Хозяйственные заботы главы семейства менее разнообразны. Не будем здесь говорить о тех, кто вел хозяйство профессионально: держал винные откупа, имел фабрики, управлял удельными волостями или поместьями крупных вельмож. Большинство помещиков хозяйствовали по «должности» владельца земли и крестьян. Приезжая в поместье, они должны были включить в свой ежедневный распорядок две обязательные вещи: выслушивание отчета о делах и присутствие на сельхозработах.
Контроль помещика над трудом крепостных мог быть реальным или представляться одной только видимостью, но его нужно было обозначить, иначе помещик терял уважение соседей, а главное, собственных крестьян, что грозило срывом работ, потравами и прочими убытками. И наоборот, ежедневный выезд барина на «полевые работы» дисциплинировал и крестьян, и тех, кто был поставлен ими управлять, хотя порой это приводило к курьезам.
В.В. Селиванов вспоминал, как отец его, выезжая в одноколке «на поля» в своем поместье Любавы под Зарайском, трижды приказывал продергивать мак и каждый раз очень сердился на старосту, который уверял, что бабы посланы и работа сделана. И только поехав в четвертый раз вместе со старостой, он выяснил, что все время осматривал маковое поле своего соседа, а от собственного мака благодаря трем прореживаниям ничего почти не осталось[109].
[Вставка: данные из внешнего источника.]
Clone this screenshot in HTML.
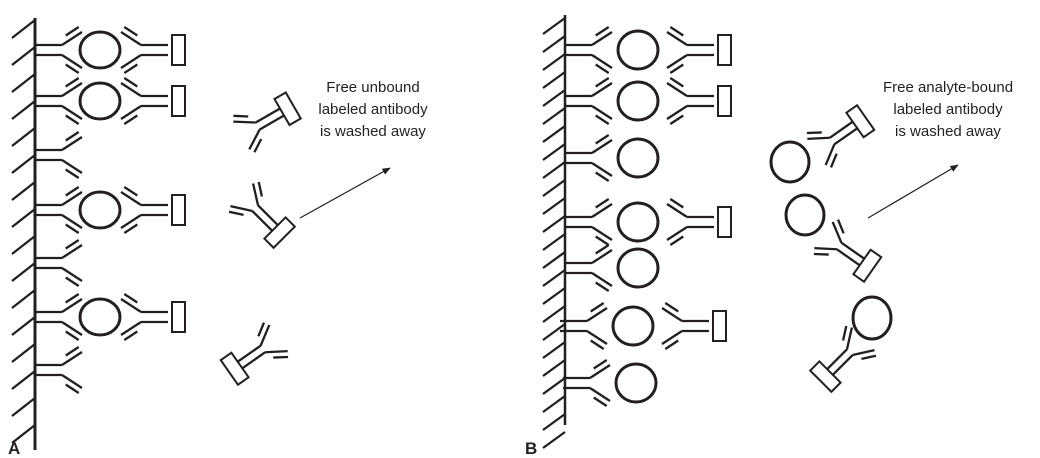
<!DOCTYPE html>
<html><head><style>body{margin:0;background:#fff}svg{display:block}text{font-family:"Liberation Sans",sans-serif;fill:#231f20}</style></head>
<body>
<svg width="1040" height="458" viewBox="0 0 1040 458" xmlns="http://www.w3.org/2000/svg">
<defs>
<g id="cap" stroke="#231f20" stroke-width="2.3" fill="none">
<path d="M0,-5H27M0,5H27M27,-5L47,-18M30.7,-14.5L43.7,-23M27,5L47,18M30.7,14.5L43.7,23"/>
</g>
<g id="det" stroke="#231f20" stroke-width="2.3" fill="none">
<path d="M0,-5H-27M0,5H-27M-27,-5L-47,-18M-30.7,-14.5L-43.7,-23M-27,5L-47,18M-30.7,14.5L-43.7,23"/>
<rect x="4" y="-15" width="13" height="30" stroke-width="2"/>
</g>
<g id="free" stroke="#231f20" stroke-width="2.3" fill="none">
<rect x="0" y="-15" width="13" height="30" stroke-width="2"/>
<path d="M0,-4H-28M0,4H-28M-28,-4L-47,-16M-31.5,-13L-44,-21M-28,4L-47,16M-31.5,13L-44,21"/>
</g>
<marker id="ar" viewBox="0 0 10 10" refX="9" refY="5" markerWidth="7" markerHeight="7" orient="auto"><path d="M0,1L10,5L0,9z" fill="#231f20"/></marker>
</defs>
<g stroke="#231f20" fill="none">
<path d="M35,18V450" stroke-width="3"/>
<path stroke-width="2.3" d="M35,20l-23,18M35,47l-23,18M35,74l-23,18M35,101l-23,18M35,128l-23,18M35,155l-23,18M35,182l-23,18M35,209l-23,18M35,236l-23,18M35,263l-23,18M35,290l-23,18M35,317l-23,18M35,344l-23,18M35,371l-23,18M35,398l-23,18M35,425l-23,18"/>
<path d="M565,15V425" stroke-width="2.5"/>
<path stroke-width="2.3" d="M565,18l-22,16M565,36l-22,16M565,54l-22,16M565,72l-22,16M565,90l-22,16M565,108l-22,16M565,126l-22,16M565,144l-22,16M565,162l-22,16M565,180l-22,16M565,198l-22,16M565,216l-22,16M565,234l-22,16M565,252l-22,16M565,270l-22,16M565,288l-22,16M565,306l-22,16M565,324l-22,16M565,342l-22,16M565,360l-22,16M565,378l-22,16M565,396l-22,16M565,414l-22,16M565,432l-22,16"/>
<g stroke-width="3">
<ellipse cx="100" cy="50" rx="20" ry="18"/>
<ellipse cx="100" cy="101" rx="20" ry="18"/>
<ellipse cx="100" cy="210" rx="20" ry="18"/>
<ellipse cx="100" cy="317" rx="20" ry="18"/>
<ellipse cx="638" cy="50" rx="20" ry="19"/>
<ellipse cx="638" cy="101" rx="20" ry="19"/>
<ellipse cx="638" cy="158" rx="20" ry="19"/>
<ellipse cx="638" cy="222" rx="20" ry="19"/>
<ellipse cx="638" cy="268" rx="20" ry="19"/>
<ellipse cx="633" cy="326" rx="20" ry="19"/>
<ellipse cx="636" cy="383" rx="20" ry="19"/>
<ellipse cx="790" cy="162" rx="19" ry="20"/>
<ellipse cx="805" cy="215" rx="19" ry="20"/>
<ellipse cx="872" cy="318" rx="19" ry="21"/>
</g>
<path d="M300,218L390,168" stroke-width="1.2" marker-end="url(#ar)"/>
<path d="M868,218L958,165" stroke-width="1.2" marker-end="url(#ar)"/>
</g>
<use href="#cap" x="35" y="50"/><use href="#det" x="168" y="50"/>
<use href="#cap" x="35" y="101"/><use href="#det" x="168" y="101"/>
<use href="#cap" x="35" y="155"/>
<use href="#cap" x="35" y="210"/><use href="#det" x="168" y="210"/>
<use href="#cap" x="35" y="263"/>
<use href="#cap" x="35" y="317"/><use href="#det" x="168" y="317"/>
<use href="#cap" x="35" y="370"/>
<use href="#cap" x="565" y="50"/><use href="#det" x="714" y="50"/>
<use href="#cap" x="565" y="101"/><use href="#det" x="714" y="101"/>
<use href="#cap" x="565" y="158"/>
<use href="#cap" x="565" y="222"/><use href="#det" x="714" y="222"/>
<use href="#cap" x="565" y="268"/>
<use href="#cap" x="560" y="326"/><use href="#det" x="709" y="326"/>
<use href="#cap" x="563" y="383"/>
<g transform="translate(282,112) rotate(-30)"><use href="#free"/></g>
<g transform="translate(275,228) rotate(45)"><use href="#free"/></g>
<g transform="translate(240,365) rotate(145)"><use href="#free"/></g>
<g transform="translate(855,125) rotate(-35)"><use href="#free"/></g>
<g transform="translate(862,262) rotate(35)"><use href="#free"/></g>
<g transform="translate(830,372) rotate(135)"><use href="#free"/></g>
<g font-size="15" text-anchor="middle">
<text x="373" y="92">Free unbound</text>
<text x="373" y="114">labeled antibody</text>
<text x="373" y="136">is washed away</text>
<text x="948" y="92">Free analyte-bound</text>
<text x="948" y="114">labeled antibody</text>
<text x="948" y="136">is washed away</text>
</g>
<text x="8" y="454" font-size="17" font-weight="bold">A</text>
<text x="525" y="454" font-size="17" font-weight="bold">B</text>
</svg>
</body></html>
Самым важным делом помещика почиталась обязанность выслушивать отчет о делах. О серьезности этой процедуры говорит строгая форма отчета, вырабатываемая каждым помещиком в отдельности, и ее неукоснительное соблюдение всеми сторонами. Как правило, отчет заслушивали рано утром: до, во время или сразу после утреннего чая. Так помещик В.В. Головин в своей подмосковной — селе Новоспасском — еще до восхода солнца успевал выслушать доклады дворецкого, ключника, выборного и старосты[110]. А самое большое количество отдающих утренний рапорт обнаружилось у помещика Петра Алексеевича Кошкарева: староста, конюший, садовник, ловчий и секретарь[111].